Some other male kittens born into the family didn't stay long enough to be given names. One batch of three brothers I sent away when they were exactly thirteen weeks old were "Ginger and brothers." I have tried to make it absolutely clear to my cats that I don't want to put up with tomcat odor around the house. Mo had one cousin, Mitch, who stayed at the Cat Sanctuary until he was a full year old.

But what happened to Mac? The Patchnose Family don't inbreed successfully. Although Polly and one of her daughters definitely tried, all the kittens looked like other males, none like Mac. After he was about a year old, although he continued to hunt with Polly and bring in squirrels and rabbits for his young relatives, Mac started spending a lot of time with other females whose kittens looked like him. Then, on the occasion of his second annual rabies shot, I told him that cooperating with rabies shots was the price of living with the rest of us...and from that day, although he continued to come home for half-hour visits for another three years, Mac didn't live with the rest of us.

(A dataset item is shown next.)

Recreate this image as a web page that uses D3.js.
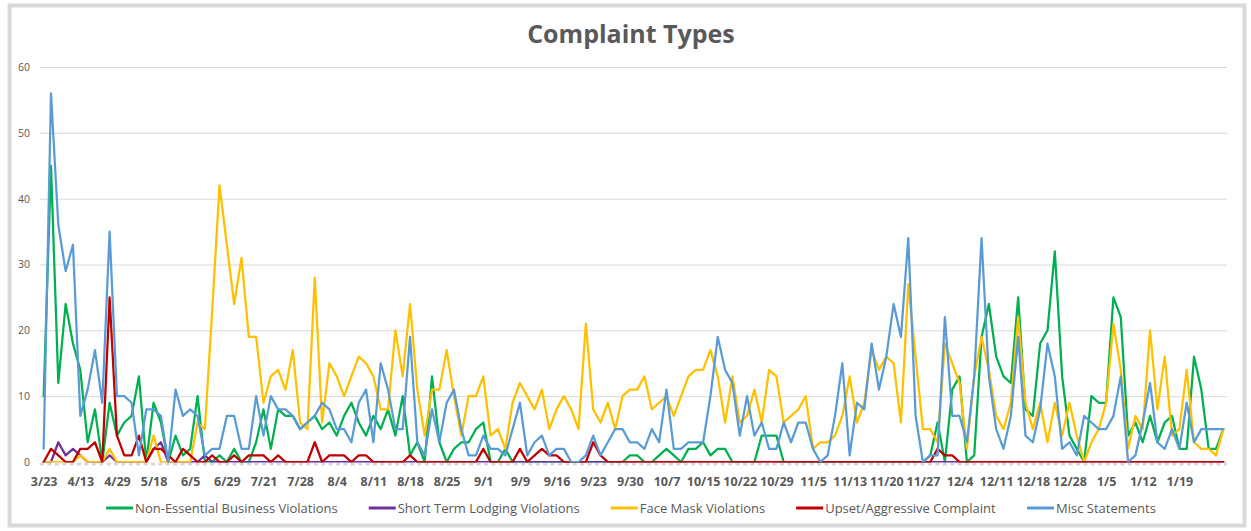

He became a very friendly feral cat. I worried about predators. Mac was fearless, and up to a point he had reasons to be...but he was eventually hit by a truck.

Could multiple males live at the Cat Sanctuary as part of the family? I don't know; in theory they could if both were as nice as Mac, or if one or both had been neutered at an early age.

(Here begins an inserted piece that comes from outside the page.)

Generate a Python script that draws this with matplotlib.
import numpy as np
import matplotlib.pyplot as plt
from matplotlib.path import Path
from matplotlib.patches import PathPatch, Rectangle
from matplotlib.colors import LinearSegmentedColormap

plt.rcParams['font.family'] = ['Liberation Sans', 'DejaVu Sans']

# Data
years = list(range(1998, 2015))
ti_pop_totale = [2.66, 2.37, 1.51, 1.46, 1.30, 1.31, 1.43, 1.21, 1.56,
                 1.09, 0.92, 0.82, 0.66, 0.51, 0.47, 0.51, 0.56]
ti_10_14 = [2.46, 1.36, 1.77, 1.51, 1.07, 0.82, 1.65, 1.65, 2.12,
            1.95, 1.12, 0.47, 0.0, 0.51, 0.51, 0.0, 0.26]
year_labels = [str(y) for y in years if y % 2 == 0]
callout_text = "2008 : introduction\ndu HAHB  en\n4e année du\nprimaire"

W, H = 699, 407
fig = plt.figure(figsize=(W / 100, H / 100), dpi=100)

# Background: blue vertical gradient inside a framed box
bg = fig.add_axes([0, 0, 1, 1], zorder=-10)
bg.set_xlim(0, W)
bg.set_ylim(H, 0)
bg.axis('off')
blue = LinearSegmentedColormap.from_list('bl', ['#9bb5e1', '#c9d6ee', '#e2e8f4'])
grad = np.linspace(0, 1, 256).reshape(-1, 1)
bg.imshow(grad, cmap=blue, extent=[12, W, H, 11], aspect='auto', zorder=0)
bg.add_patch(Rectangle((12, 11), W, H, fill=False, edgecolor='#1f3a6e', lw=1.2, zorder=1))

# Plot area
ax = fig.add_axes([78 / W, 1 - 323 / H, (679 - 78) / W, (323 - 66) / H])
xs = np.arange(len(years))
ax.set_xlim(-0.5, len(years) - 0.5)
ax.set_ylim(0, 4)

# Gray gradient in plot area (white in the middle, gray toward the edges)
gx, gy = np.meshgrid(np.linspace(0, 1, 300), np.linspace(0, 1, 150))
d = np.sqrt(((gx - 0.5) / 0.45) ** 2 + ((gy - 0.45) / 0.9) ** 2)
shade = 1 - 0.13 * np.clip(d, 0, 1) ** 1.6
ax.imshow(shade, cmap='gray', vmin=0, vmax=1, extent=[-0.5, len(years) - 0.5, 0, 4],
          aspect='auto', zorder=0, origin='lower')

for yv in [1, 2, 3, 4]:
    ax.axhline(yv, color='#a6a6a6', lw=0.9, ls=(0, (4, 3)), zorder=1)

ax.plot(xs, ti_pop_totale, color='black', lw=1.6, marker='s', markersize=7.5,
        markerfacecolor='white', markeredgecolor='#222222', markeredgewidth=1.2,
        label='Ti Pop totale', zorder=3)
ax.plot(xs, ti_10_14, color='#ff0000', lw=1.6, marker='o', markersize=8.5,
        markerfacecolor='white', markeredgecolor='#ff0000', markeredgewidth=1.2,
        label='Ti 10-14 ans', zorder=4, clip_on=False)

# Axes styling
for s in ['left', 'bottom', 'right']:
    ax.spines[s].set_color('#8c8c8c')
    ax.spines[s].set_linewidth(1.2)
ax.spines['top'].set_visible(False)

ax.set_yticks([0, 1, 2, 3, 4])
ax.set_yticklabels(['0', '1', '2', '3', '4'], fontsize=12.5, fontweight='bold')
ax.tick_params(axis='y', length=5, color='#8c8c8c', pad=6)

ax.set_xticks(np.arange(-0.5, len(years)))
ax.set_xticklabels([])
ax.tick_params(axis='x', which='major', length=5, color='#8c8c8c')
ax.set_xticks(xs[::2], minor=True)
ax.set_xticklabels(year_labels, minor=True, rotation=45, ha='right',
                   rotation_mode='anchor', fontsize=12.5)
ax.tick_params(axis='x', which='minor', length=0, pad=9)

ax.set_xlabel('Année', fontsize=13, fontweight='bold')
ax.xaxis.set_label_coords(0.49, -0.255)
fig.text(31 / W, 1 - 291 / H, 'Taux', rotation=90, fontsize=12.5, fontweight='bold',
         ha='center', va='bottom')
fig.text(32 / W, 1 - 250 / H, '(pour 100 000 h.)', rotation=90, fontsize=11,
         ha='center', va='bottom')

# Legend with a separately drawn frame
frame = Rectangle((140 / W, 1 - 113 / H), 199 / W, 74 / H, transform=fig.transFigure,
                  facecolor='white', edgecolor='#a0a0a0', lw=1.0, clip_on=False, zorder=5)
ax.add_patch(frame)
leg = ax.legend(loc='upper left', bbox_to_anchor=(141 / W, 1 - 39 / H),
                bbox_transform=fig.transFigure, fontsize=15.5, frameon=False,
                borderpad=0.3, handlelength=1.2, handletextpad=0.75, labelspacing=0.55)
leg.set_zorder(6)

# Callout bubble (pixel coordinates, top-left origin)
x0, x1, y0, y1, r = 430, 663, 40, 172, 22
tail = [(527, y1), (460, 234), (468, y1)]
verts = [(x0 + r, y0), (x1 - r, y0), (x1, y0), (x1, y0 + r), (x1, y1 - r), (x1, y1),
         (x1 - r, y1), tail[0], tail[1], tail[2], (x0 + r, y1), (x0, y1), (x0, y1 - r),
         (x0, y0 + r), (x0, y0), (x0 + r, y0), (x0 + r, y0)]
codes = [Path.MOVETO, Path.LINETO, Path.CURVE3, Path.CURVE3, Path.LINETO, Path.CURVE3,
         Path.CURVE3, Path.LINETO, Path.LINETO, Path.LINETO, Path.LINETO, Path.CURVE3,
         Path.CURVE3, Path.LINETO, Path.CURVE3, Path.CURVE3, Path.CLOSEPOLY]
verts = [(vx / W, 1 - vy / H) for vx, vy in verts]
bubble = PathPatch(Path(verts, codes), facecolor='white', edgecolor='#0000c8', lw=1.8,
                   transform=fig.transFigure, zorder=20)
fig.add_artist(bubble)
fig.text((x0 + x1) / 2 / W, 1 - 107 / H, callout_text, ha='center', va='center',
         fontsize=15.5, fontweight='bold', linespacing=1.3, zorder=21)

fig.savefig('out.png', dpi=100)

I do know, however, that the resident cats have consistently let me know which outsiders they were willing to add to the family, and have been able to communicate with all but one of the normal cats who've visited the Cat Sanctuary, such that anybody might have mistaken them for social cats. The females don't always agree about the social status of visiting males. Sometimes resident females who aren't in season tolerate other females' mates, sometimes they tell the other females' visitors to go away. There was, however, a solid consensus that Graybeau (the father of Polly's kittens) should stay at the Cat Sanctuary after his human died, and currently there's an equally solid consensus that the very friendly neutered male from down the road can move in any time as far as my cats are concerned.